Storing the Marinade for Future Use

If you make a batch larger than needed, pour the unused portion into a clean jar, seal, and freeze. Frozen marinade stays good for three months. Thaw in the fridge before re‑using - never at the counter.

When you’re ready to marinate again, just add fresh salt and acid proportionally to compensate for any dilution from ice crystals.

Frequently Asked Questions

Can I use this formula for turkey or pork?

Yes. The same 1:2:1 ratio works for most poultry and lean pork cuts. Adjust cooking times accordingly.

Do I have to measure by weight?

Weight gives the most consistent results, especially when scaling the recipe.

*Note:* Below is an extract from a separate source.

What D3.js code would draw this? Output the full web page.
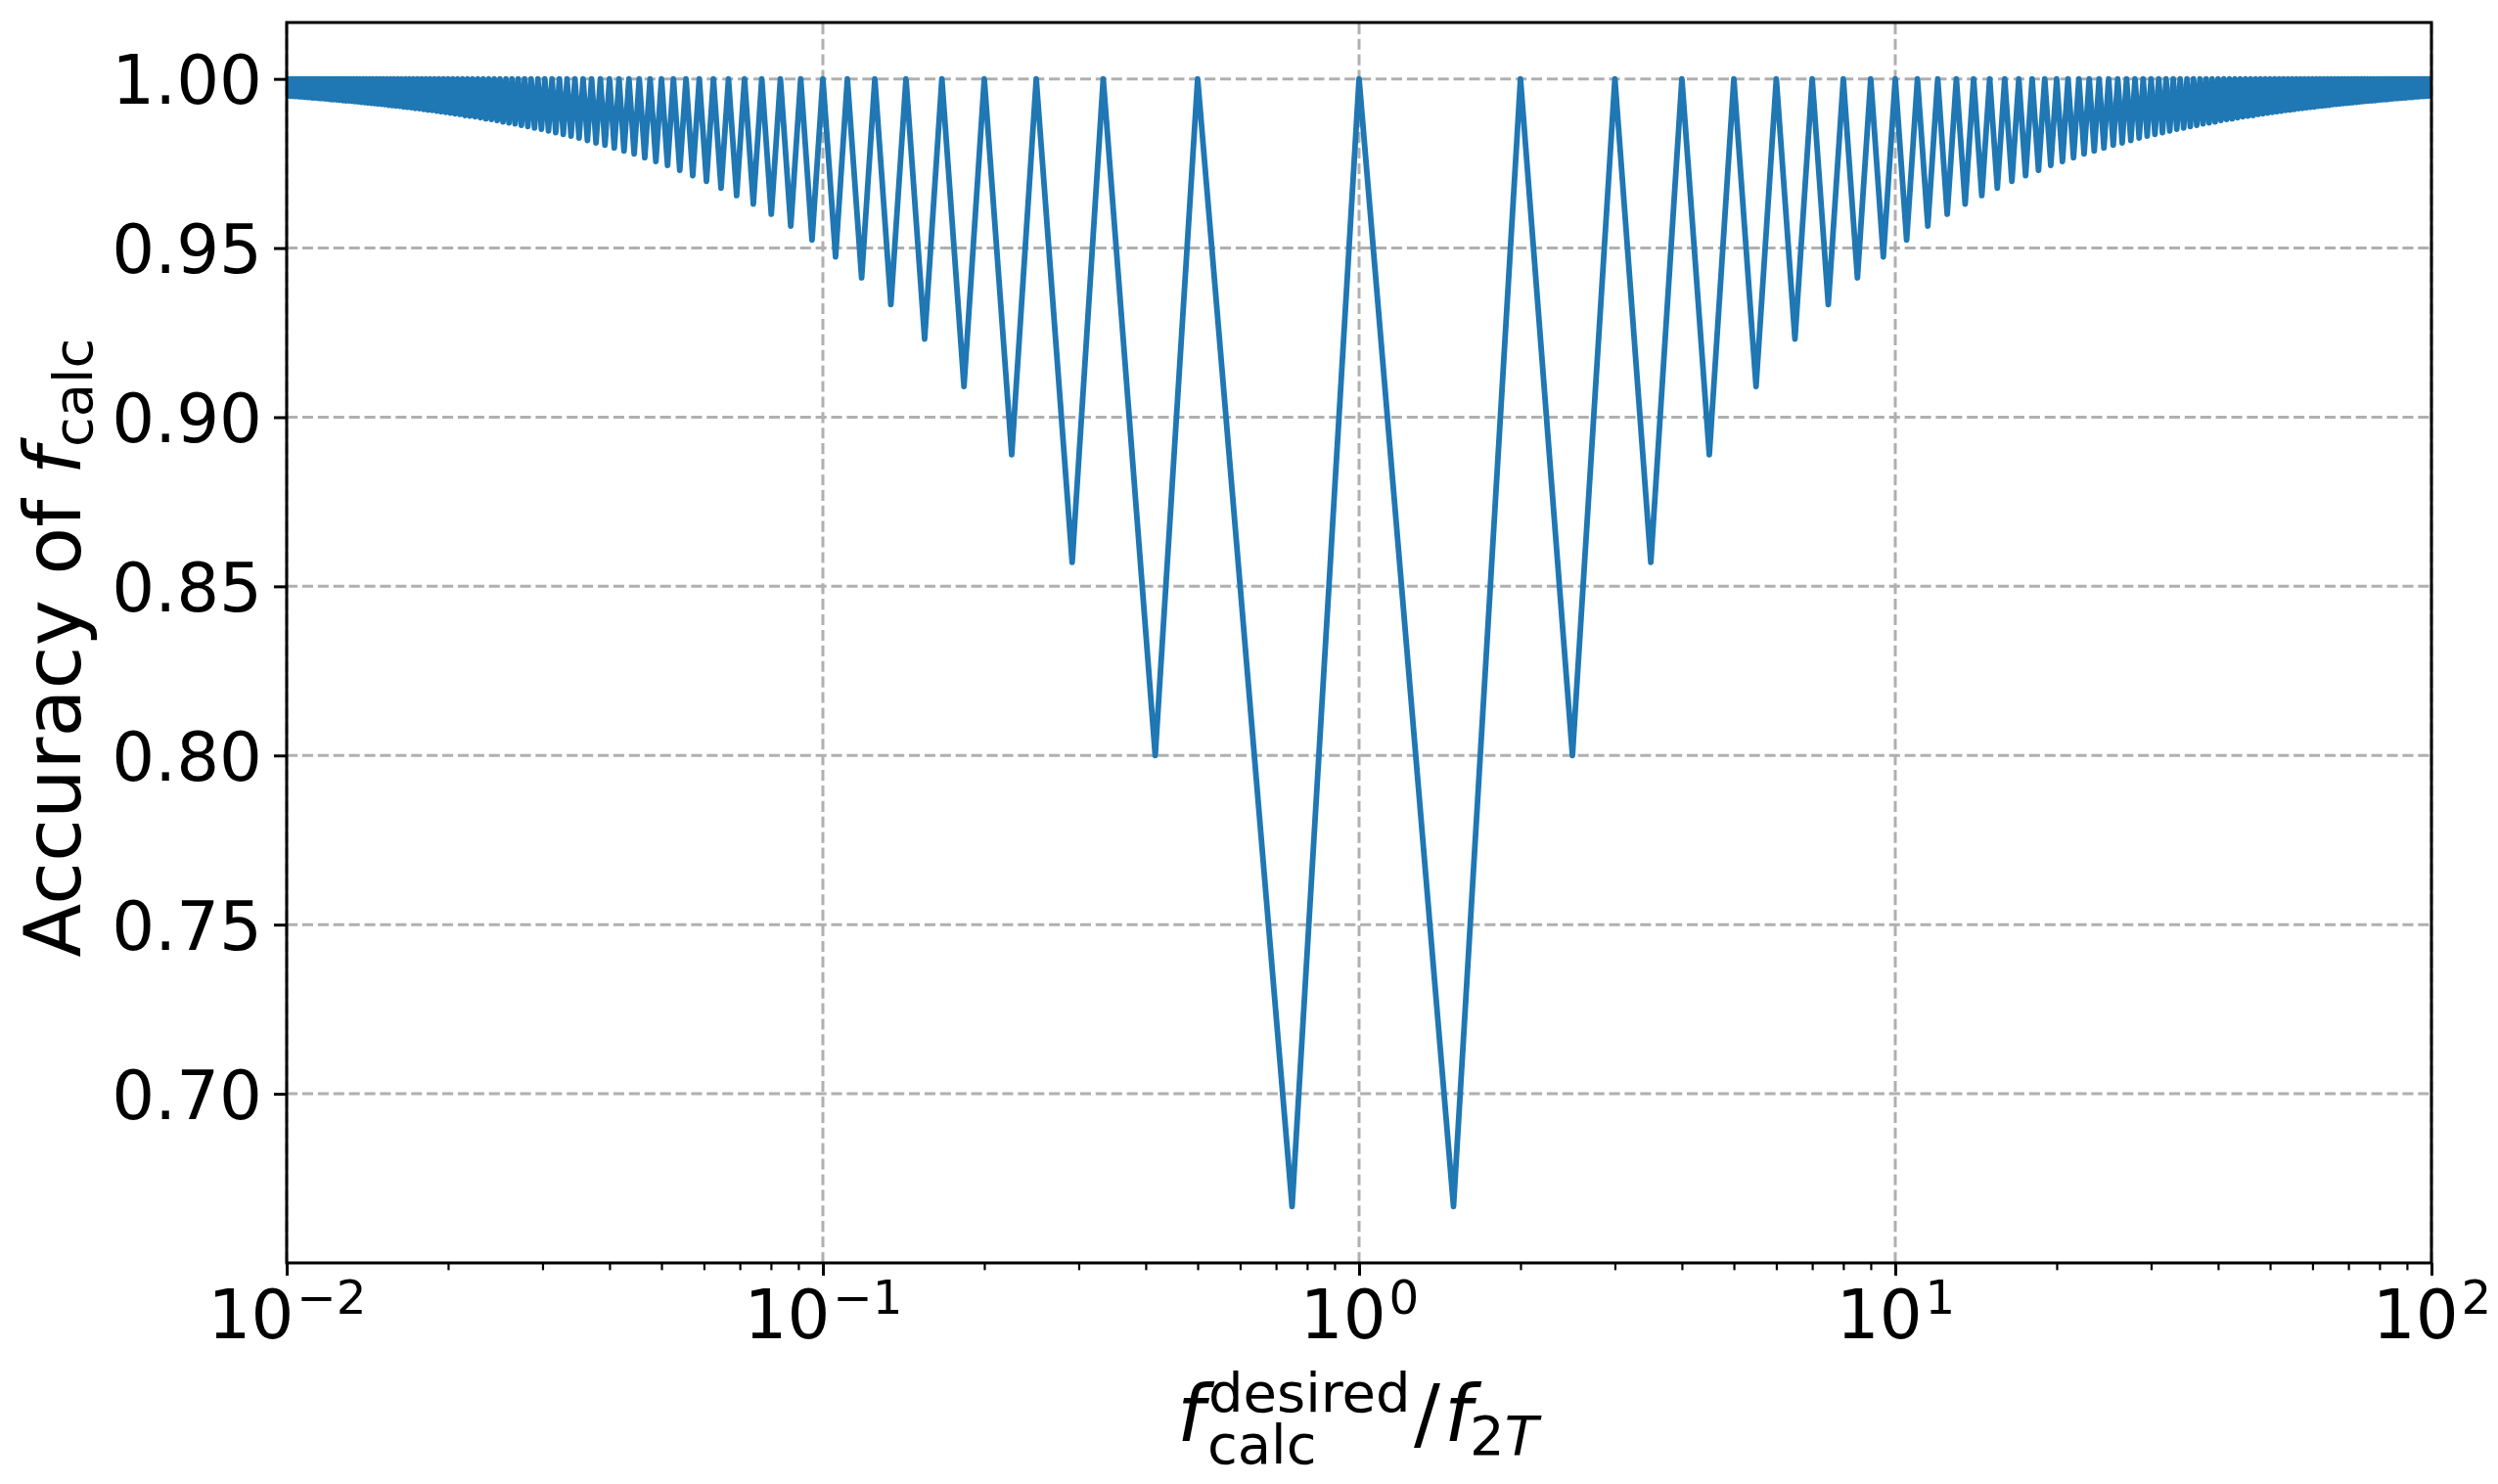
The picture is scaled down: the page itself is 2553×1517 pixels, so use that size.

If you don’t have a scale, use the volume guide in the table and keep the proportions close.

Is it okay to marinate chicken overnight?

Absolutely. An overnight soak (12‑18hours) deepens flavor without compromising texture, as long as you keep it cold.

What if I don’t have lemon juice?

Replace it with an equal amount of apple cider vinegar, white wine vinegar, or even plain yogurt for a milder tang.

Can I add salt separately from the acid?

Yes. Some chefs sprinkle salt directly on the chicken first, then drizzle the acid‑oil mixture. The end result is the same as long as the total salt amount matches the ratio.